Task force officials define a strike as one or more kinetic events that occur in roughly the same geographic location to produce a single, sometimes cumulative, effect. Therefore, officials explained, a single aircraft delivering a single weapon against a lone ISIL vehicle is one strike, but so is multiple aircraft delivering dozens of weapons against buildings, vehicles and weapon systems in a compound, for example, having the cumulative effect of making those targets harder or impossible for ISIL to use. Accordingly, officials said, they do not report the number or type of aircraft employed in a strike, the number of munitions dropped in each strike, or the number of individual munition impact points against a target. Ground-based artillery fired in counterfire or in fire support to maneuver roles is not classified as a strike.
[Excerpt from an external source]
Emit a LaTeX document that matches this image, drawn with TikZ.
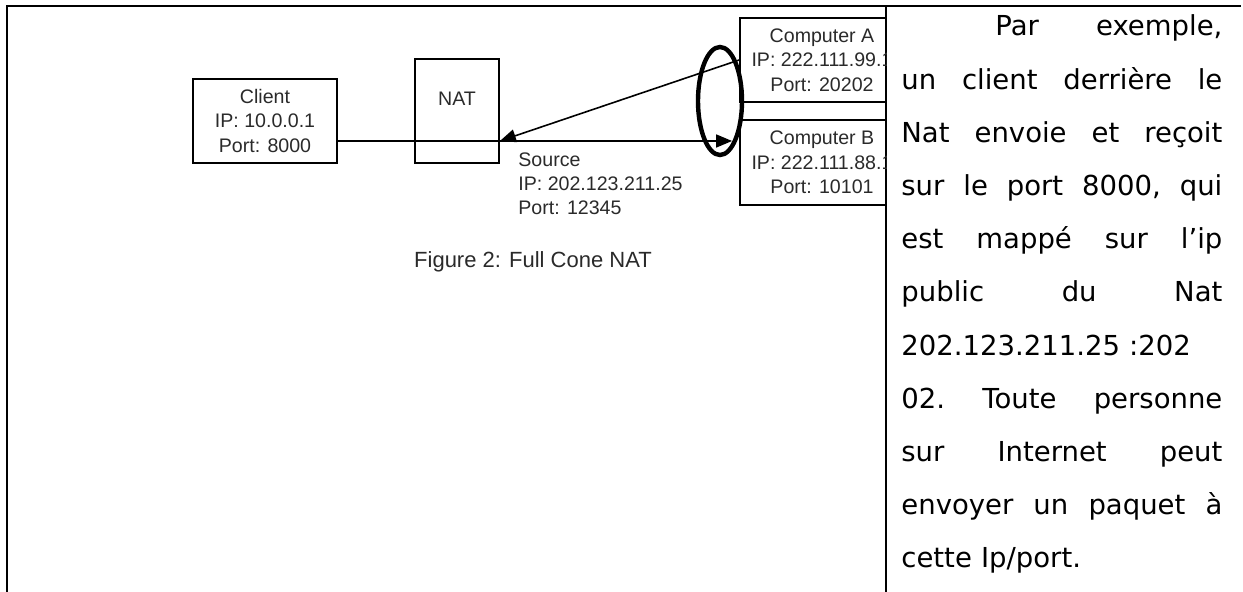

Part of Operation Inherent Resolve

The strikes were conducted as part of Operation Inherent Resolve, the operation to eliminate the ISIL terrorist group and the threat they pose to Iraq, Syria, and the wider international community. The destruction of ISIL targets in Syria and Iraq further limits the terrorist group`s ability to project terror and conduct operations, officials said.

Coalition nations that have conducted strikes in Iraq include the United States, Australia, Belgium, Canada, Denmark, France, Jordan, the Netherlands and the United Kingdom. Coalition nations that have conducted strikes in Syria include the United States, Australia, Bahrain, Canada, France, Jordan, the Netherlands, Saudi Arabia, Turkey, the United Arab Emirates and the United Kingdom.